The Case of the Unwritten Script

A Maple Lane Mystery Devotional

Maple Lane was quiet in the early morning, the kind of quiet that made every passing car feel like a clue. Tori Rae stood at her kitchen window, mug warming her palms, watching Mrs. Hawthorne walk past with her usual brisk stride and unreadable expression.

“She’s upset,” Tori Rae thought automatically.
At whom?
Probably me.

The script wrote itself—smooth, practiced, convincing. Mrs. Hawthorne had that look. The one that surely meant judgment, distance, maybe even disapproval. By the time Mrs. Hawthorne reached the end of the block, Tori Rae had cast her as the aloof neighbor, the quiet critic, the one who didn’t approve of how Tori Rae lived her life.

And yet… no words had been exchanged.
No evidence had been gathered.
No facts entered into the record.

Only a look. Only a thought.

Later that day, as Tori Rae walked past the community board outside the Rec Center, she noticed a flyer tacked crookedly, corners curling. Her first instinct was to decide why it had been left that way.

“They don’t care.”
“They never did.”
“This is what being overlooked looks like.”

But then she paused.

What if Maple Lane wasn’t a mystery to solve—but a place to observe?

What if the looks, the pauses, the half-seen moments weren’t messages meant to wound, but neutral facts waiting for truth rather than interpretation?

She remembered something she’d once written in the margin of her Bible:
Not every silence is rejection. Not every glance is a verdict.

That night, she prayed differently.

“Lord,” she said softly, “help me stop auditioning people for roles You never gave them.”

She imagined handing God the stack of scripts she’d been carrying—thick with assumptions, highlighted with fear, edited by old wounds. One by one, she let Him rewrite them, or simply file them away as unnecessary.

The next morning, Mrs. Hawthorne smiled and waved.

And just like that, the case cracked open—not because the neighbor changed, but because Tori Rae had.


Devotional Reflection

We are meaning-makers by nature. When our hearts feel tender or uninvited, we don’t wait for facts—we fill in the blanks. A look becomes a label. A moment becomes a motive. A neutral action becomes a personal slight.

But here’s the gentle truth:
Assigning meaning is not the same as discerning truth.

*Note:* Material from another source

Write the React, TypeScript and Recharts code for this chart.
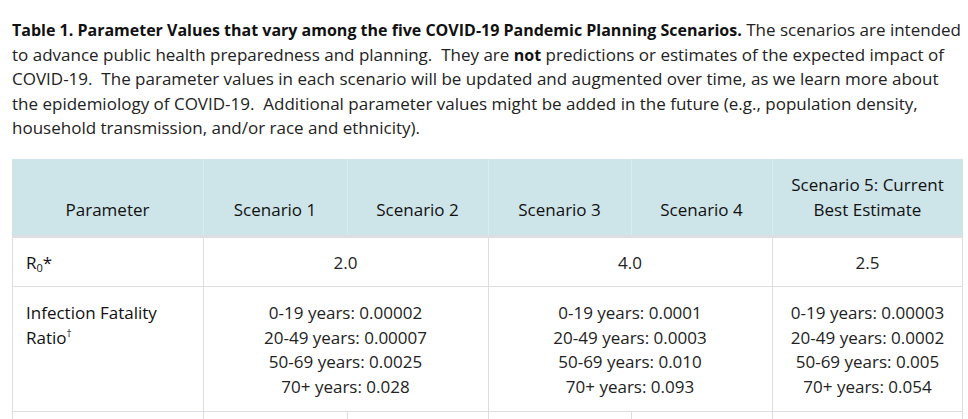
import React from "react";
import { ComposedChart, Customized } from "recharts";

// caption text, one entry per rendered line, [text, bold]
const captionLines: Array<Array<[string, boolean]>> = [
  [
    ["Table 1. Parameter Values that vary among the five COVID-19 Pandemic Planning Scenarios.", true],
    [" The scenarios are intended", false],
  ],
  [
    ["to advance public health preparedness and planning.  They are ", false],
    ["not", true],
    [" predictions or estimates of the expected impact of", false],
  ],
  [["COVID-19.  The parameter values in each scenario will be updated and augmented over time, as we learn more about", false]],
  [["the epidemiology of COVID-19.  Additional parameter values might be added in the future (e.g., population density,", false]],
  [["household transmission, and/or race and ethnicity).", false]],
];

const headerLabels = [
  ["Parameter"],
  ["Scenario 1"],
  ["Scenario 2"],
  ["Scenario 3"],
  ["Scenario 4"],
  ["Scenario 5: Current", "Best Estimate"],
];

const r0Values = ["2.0", "4.0", "2.5"];
const ageGroups = ["0-19 years", "20-49 years", "50-69 years", "70+ years"];
const ifrScenario12 = ["0.00002", "0.00007", "0.0025", "0.028"];
const ifrScenario34 = ["0.0001", "0.0003", "0.010", "0.093"];
const ifrScenario5 = ["0.00003", "0.0002", "0.005", "0.054"];

const FONT = "'Open Sans', 'Noto Sans', sans-serif";
const TEXT = "#222";
const BORDER = "#dcdee3";
const cols = [12, 203, 347, 488, 631, 772, 963];
const mid = (a: number, b: number) => (cols[a] + cols[b]) / 2;

function TableLayer() {
  const groups = [
    { x: mid(1, 3), vals: ifrScenario12 },
    { x: mid(3, 5), vals: ifrScenario34 },
    { x: mid(5, 6), vals: ifrScenario5 },
  ];
  const r0Pos = [mid(1, 3), mid(3, 5), mid(5, 6)];
  const ifrY = [319, 344, 368, 393];

  return (
    <g fontFamily={FONT} fontSize={17}>
      {captionLines.map((line, i) => (
        <text key={i} x={12} y={36 + i * 24.5} fill={TEXT} style={{ whiteSpace: "pre" }}>
          {line.map(([t, b], j) => (
            <tspan
              key={j}
              fontWeight={b ? 700 : 400}
              fontSize={b ? 16 : 17}
              fill={b ? "#111" : TEXT}
            >
              {t}
            </tspan>
          ))}
        </text>
      ))}

      {/* header */}
      <rect x={12} y={159} width={951} height={77} fill="#cde4e8" />
      {cols.slice(1, 6).map((x) => (
        <line key={x} x1={x + 0.5} x2={x + 0.5} y1={159} y2={236} stroke="#dbeaed" />
      ))}
      {headerLabels.map((lines, i) =>
        lines.map((t, j) => (
          <text
            key={`${i}-${j}`}
            x={mid(i, i + 1)}
            y={216 - (lines.length - 1 - j) * 25}
            textAnchor="middle"
            fill="#111"
          >
            {t}
          </text>
        ))
      )}
      <rect x={12} y={235} width={951} height={3} fill={BORDER} />

      {/* body grid */}
      {[286, 411].map((y) => (
        <line key={y} x1={12} x2={963} y1={y + 0.5} y2={y + 0.5} stroke={BORDER} />
      ))}
      {[12, 203, 488, 772, 962].map((x) => (
        <line key={x} x1={x + 0.5} x2={x + 0.5} y1={238} y2={419} stroke={BORDER} />
      ))}
      {[347, 631].map((x) => (
        <line key={x} x1={x + 0.5} x2={x + 0.5} y1={411} y2={419} stroke={BORDER} />
      ))}

      {/* R0 row */}
      <text x={26} y={269} fill="#111">
        R<tspan fontSize={11} dy={3}>0</tspan>
        <tspan dy={-3}>*</tspan>
      </text>
      {r0Values.map((v, i) => (
        <text key={v} x={r0Pos[i]} y={269} textAnchor="middle" fill={TEXT}>
          {v}
        </text>
      ))}

      {/* IFR row */}
      <text x={26} y={319} fill="#111">Infection Fatality</text>
      <text x={26} y={344} fill="#111">
        Ratio<tspan fontSize={10} dy={-7}>†</tspan>
      </text>
      {groups.map((g, gi) =>
        g.vals.map((v, i) => (
          <text key={`${gi}-${i}`} x={g.x} y={ifrY[i]} textAnchor="middle" fill={TEXT}>
            {`${ageGroups[i]}: ${v}`}
          </text>
        ))
      )}
    </g>
  );
}

export default function App() {
  return (
    <div style={{ width: 968, height: 419, background: "#fff" }}>
      <style>{"body{margin:0}"}</style>
      <ComposedChart width={968} height={419} margin={{ top: 0, right: 0, bottom: 0, left: 0 }}>
        <Customized component={TableLayer} />
      </ComposedChart>
    </div>
  );
}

When we write scripts in our heads, we often cast ourselves as the rejected one and others as the rejecters—without ever asking God what He sees.

A New Way to Focus Your Thoughts

When you catch yourself writing a story, try this Maple Lane practice:

1. Pause the script.
Ask: What do I actually know for sure?

2. Name the narrator.
Is this thought coming from fear, past hurt, or God’s steady voice?

3. Offer a holy alternative.
Replace the script with a sentence like:

There may be another explanation I cannot see.

4. Release the role assignment.
Pray:

God, I release this person from the role I gave them and myself from the story I created.

Scripture to Carry with You

“The Lord does not look at the things people look at. People look at the outward appearance, but the Lord looks at the heart.”